The food includes home made soups and ice cream, traditional Scottish fried food, with the odd flourish. For example Oak Smoked Haddock, Rice Peas, Sweet Corn and Béchamel Sauce. Also they serve the apparently common Cheese Beano, which I must admit was new to me. Not a place for the healthy option though.

The University Café  has allusions to a grander past but it is just sort of cheap but not really that cheerful. To be fair, to some people it is a Glasgow institution. Byers Road would be a lesser place without it.


There are a range of reviews on Tripadvisor. My favourite  review sums it up: 
Take a trip back in time for this quirky cafe. Try the Mac and cheese you can almost feel your arteries harden with it but it sorts out a hangover, love this place very nostalgic feeling and great service



13 Jun 2014

Breakfast and Cafes

Breakfast; always a good idea. It's been a photo trope of note ever since Stephen Shore went on his American Surfaces road trip. There are lots of motifs to play with here: plates of food, the arrangement of condiments, cafe art, clientele and so on. We are going to start exploring breakfasts and the their associate, cafes. To get this going we are going to explore a range of local cafes in Glasgow, sometimes with the breakfast option, sometimes not.
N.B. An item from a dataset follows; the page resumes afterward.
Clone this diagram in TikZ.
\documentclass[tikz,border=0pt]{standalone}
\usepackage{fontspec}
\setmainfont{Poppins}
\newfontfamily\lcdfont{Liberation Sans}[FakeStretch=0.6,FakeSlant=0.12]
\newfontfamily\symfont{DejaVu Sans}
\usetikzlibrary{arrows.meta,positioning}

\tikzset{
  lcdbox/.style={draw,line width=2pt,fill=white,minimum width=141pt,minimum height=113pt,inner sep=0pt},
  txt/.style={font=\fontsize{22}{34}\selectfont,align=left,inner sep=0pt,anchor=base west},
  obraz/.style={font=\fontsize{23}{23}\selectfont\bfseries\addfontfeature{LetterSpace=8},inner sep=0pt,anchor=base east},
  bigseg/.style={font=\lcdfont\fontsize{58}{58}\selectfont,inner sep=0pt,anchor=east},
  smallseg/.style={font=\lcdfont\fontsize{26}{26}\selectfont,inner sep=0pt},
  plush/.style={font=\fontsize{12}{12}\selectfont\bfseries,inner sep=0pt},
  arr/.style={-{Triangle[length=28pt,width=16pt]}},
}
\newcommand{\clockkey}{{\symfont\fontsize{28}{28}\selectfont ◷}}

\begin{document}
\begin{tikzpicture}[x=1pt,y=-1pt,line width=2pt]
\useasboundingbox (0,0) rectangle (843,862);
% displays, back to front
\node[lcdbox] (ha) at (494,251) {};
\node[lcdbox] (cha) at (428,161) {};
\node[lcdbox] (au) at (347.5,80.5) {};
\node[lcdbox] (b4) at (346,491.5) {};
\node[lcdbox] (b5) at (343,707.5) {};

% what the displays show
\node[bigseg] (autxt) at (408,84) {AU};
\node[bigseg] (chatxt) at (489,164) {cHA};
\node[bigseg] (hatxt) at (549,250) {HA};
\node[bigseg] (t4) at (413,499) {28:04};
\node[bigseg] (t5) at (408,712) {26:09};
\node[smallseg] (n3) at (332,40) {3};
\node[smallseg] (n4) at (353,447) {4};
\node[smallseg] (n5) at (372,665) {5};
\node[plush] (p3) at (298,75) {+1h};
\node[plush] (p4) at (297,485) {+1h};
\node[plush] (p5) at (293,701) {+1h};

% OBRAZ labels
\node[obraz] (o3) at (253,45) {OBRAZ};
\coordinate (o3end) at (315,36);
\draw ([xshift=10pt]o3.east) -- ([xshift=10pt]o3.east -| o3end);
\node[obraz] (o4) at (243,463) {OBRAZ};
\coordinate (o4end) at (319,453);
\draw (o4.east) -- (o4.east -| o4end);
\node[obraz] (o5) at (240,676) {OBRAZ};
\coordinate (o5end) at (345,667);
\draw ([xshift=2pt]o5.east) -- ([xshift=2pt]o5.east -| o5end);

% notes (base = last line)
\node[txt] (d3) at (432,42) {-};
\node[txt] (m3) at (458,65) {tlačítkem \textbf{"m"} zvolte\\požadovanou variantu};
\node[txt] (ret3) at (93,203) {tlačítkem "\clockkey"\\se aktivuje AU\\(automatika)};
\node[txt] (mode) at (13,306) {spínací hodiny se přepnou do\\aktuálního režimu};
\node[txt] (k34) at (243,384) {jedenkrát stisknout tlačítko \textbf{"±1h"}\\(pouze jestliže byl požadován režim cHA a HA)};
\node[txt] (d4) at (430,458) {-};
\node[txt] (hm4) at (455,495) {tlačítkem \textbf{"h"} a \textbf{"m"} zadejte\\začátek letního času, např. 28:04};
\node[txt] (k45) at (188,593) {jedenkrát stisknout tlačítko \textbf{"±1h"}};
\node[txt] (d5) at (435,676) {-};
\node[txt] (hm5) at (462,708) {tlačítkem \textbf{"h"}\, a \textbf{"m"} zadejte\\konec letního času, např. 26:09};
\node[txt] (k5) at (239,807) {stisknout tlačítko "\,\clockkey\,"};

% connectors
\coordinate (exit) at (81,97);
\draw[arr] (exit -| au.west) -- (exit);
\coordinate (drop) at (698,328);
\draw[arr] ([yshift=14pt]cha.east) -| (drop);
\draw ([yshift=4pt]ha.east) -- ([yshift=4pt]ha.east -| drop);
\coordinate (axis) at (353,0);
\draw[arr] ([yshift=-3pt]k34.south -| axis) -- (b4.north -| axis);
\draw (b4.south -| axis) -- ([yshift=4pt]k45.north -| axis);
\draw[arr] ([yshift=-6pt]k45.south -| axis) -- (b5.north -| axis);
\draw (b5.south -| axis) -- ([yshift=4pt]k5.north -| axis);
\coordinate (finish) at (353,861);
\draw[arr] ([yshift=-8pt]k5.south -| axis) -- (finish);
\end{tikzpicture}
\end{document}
Stephen Shore - American breakfast


Psychogeography, the study of how our environment and culture affect behaviour and feeling and one of our research methods, is also interested in breakfast with several web sites exploring the nature of a 'good' breakfast. In the UK part of this is nostalgia for the old greasy spoon cafe and a past that is being replaced by multinational fast food outlets. 

There are people who spend their weekends seeking out new breakfast places, in the same way foodies seek out Michelin Star restaurants. One of the recent trends is for up-market reinventions of the traditional caff. In London the S & M chain fit the bill for those who want the bacon and egg in posh bread with a quiet ambiance, gingham tablecloths and Woolworth retro art - of course at a price. You can have much the same at Morrisons supermarket for a quarter of the price, but then it isn't the same in important (non food) ways.

S & M London

11 Jun 2014

The Mission

Mission Street

The Mission in San Francisco illustrates the themes covered by this site. Originally the lands of the Ohlone people, it was settled by the Spanish in the late 18th century as the Mission San Francisco de Asis. By the late 19th century German, Irish, Italian and later Polish immigrants had settled here. From the 1940’s the Mission became home to Mexican migration, which resulted in many of the European residents eventually moving out. Nearby are areas with thriving Lesbian and Gay communities.
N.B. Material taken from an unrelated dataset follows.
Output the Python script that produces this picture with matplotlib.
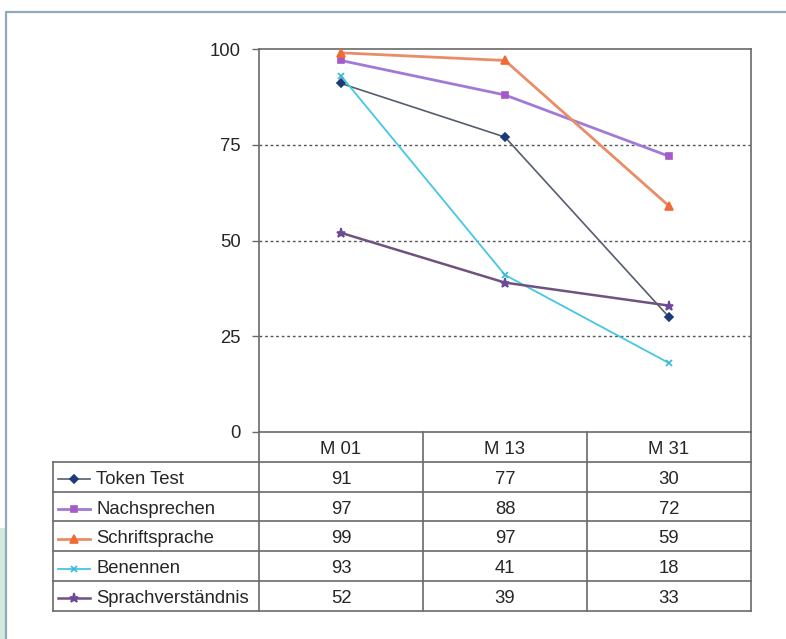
#!/usr/bin/env python3
"""Verlauf der Testergebnisse (M 01 / M 13 / M 31) mit Datentabelle darunter.

Writes:
    out.png
"""

from __future__ import annotations

import matplotlib.pyplot as plt
from matplotlib.lines import Line2D

plt.rcParams["font.family"] = ["Liberation Sans", "DejaVu Sans"]

MONTHS = ["M 01", "M 13", "M 31"]
SERIES = ["Token Test", "Nachsprechen", "Schriftsprache", "Benennen", "Sprachverständnis"]
TOKEN_TEST = [91, 77, 30]
NACHSPRECHEN = [97, 88, 72]
SCHRIFTSPRACHE = [99, 97, 59]
BENENNEN = [93, 41, 18]
SPRACHVERSTAENDNIS = [52, 39, 33]
Y_TICKS = [0, 25, 50, 75, 100]

# line colour, line width, marker colour, marker, marker size
STYLES = [
    ("#555d6e", 1.2, "#1d3a78", "D", 4.5),
    ("#a07ad6", 2.0, "#a65ac8", "s", 5),
    ("#e98d68", 2.0, "#f06a35", "^", 5.5),
    ("#45c6e4", 1.3, "#35b8dc", "x", 5),
    ("#6f5280", 1.8, "#6a4a9a", "*", 6.5),
]

W, H = 786, 639
# pixel layout
AX_L, AX_R, AX_T, AX_B = 259, 751, 49, 432
TAB_L = 53
ROW_H = 29.8
GRID = "#6a6a6a"
TXT = "#262626"
FS = 13.3


def main() -> None:
    values = [TOKEN_TEST, NACHSPRECHEN, SCHRIFTSPRACHE, BENENNEN, SPRACHVERSTAENDNIS]

    fig = plt.figure(figsize=(W / 100, H / 100), dpi=100)
    fig.patch.set_facecolor("white")

    # overlay in pixel coordinates for frame + table
    ov = fig.add_axes([0, 0, 1, 1], zorder=0)
    ov.set_xlim(0, W)
    ov.set_ylim(H, 0)
    ov.axis("off")

    ov.add_patch(plt.Rectangle((0, 528), 5, H - 528, color="#d3e8df", lw=0))
    ov.plot([6, 6, W], [H, 12, 12], color="#8ea9b8", lw=1.6, solid_capstyle="butt")

    ax = fig.add_axes(
        [AX_L / W, 1 - AX_B / H, (AX_R - AX_L) / W, (AX_B - AX_T) / H], zorder=2
    )
    ax.set_facecolor("none")
    xs = list(range(len(MONTHS)))
    for vals, (lc, lw, mc, mk, ms) in zip(values, STYLES):
        ax.plot(
            xs, vals, color=lc, lw=lw, marker=mk, markersize=ms,
            markerfacecolor=mc, markeredgecolor=mc, markeredgewidth=1.2, zorder=3,
        )

    ax.set_xlim(-0.5, len(MONTHS) - 0.5)
    ax.set_ylim(0, 100)
    ax.set_yticks(Y_TICKS)
    ax.set_yticklabels([str(t) for t in Y_TICKS], fontsize=FS, color=TXT)
    ax.set_xticks([])
    ax.tick_params(axis="y", length=5, width=1, color=GRID, pad=8)
    for t in Y_TICKS[1:-1]:
        ax.axhline(t, color="#555555", lw=1, linestyle=(0, (2, 2)), zorder=1)
    for s in ax.spines.values():
        s.set_color(GRID)
        s.set_linewidth(1.2)

    # data table below the x axis
    col_w = (AX_R - AX_L) / len(MONTHS)
    head_b = AX_B + ROW_H
    tab_b = head_b + ROW_H * len(SERIES)
    lk = dict(color=GRID, lw=1.2, solid_capstyle="projecting")
    for i in range(len(MONTHS) + 1):
        x = AX_L + i * col_w
        ov.plot([x, x], [AX_B, tab_b], **lk)
    ov.plot([TAB_L, TAB_L], [head_b, tab_b], **lk)
    for j in range(len(SERIES) + 1):
        y = head_b + j * ROW_H
        ov.plot([TAB_L, AX_R], [y, y], **lk)

    for i, m in enumerate(MONTHS):
        ov.text(AX_L + (i + 0.5) * col_w, AX_B + ROW_H / 2 + 2.5, m,
                ha="center", va="center", fontsize=FS, color=TXT)

    for j, (name, vals, (lc, lw, mc, mk, ms)) in enumerate(zip(SERIES, values, STYLES)):
        yc = head_b + (j + 0.5) * ROW_H + 2.5
        ov.add_line(Line2D([58, 90], [yc, yc], color=lc, lw=lw))
        ov.add_line(Line2D([74], [yc], marker=mk, markersize=ms,
                           markerfacecolor=mc, markeredgecolor=mc, markeredgewidth=1.2))
        ov.text(96, yc, name, ha="left", va="center", fontsize=FS, color=TXT)
        for i, v in enumerate(vals):
            ov.text(AX_L + (i + 0.5) * col_w, yc, str(v),
                    ha="center", va="center", fontsize=FS, color=TXT)

    fig.savefig("out.png", dpi=100)


if __name__ == "__main__":
    main()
The local identities are reflected in a range of cultural expression. For example the murals on the Woman’s Building and several neighbourhood alleyways, street fairs, food fairs, Cesar Chavez Holiday Parade and Transgender and Dyke marches.    This cultural manifestation of course extends to the nature of the food available: Mexican plus a range of Central American and a range of other minority cultures

In recent years the areas surrounding the Mission have gentrified. Silicon valley in particular (for example the routing of the Google buses) has given this a significant boost. Alongside the new largely white wealth are the new associated food outlet concentrated on and around Valencia Street. These include a Ham and Oyster bar, an artisanal cheese and Belgian beer café, the Tartine bakery (with its $9 loaf of bread and $13 sandwiches), Bi-Rite Creamery (hand crafted ice cream) and Delfina Pizzeria. 

Running parallel is Mission Street that is still  Mexican / Central American. However, money talks and there is slow shift towards the more affluent outlets, with hipster coffee shops as the advanced guard.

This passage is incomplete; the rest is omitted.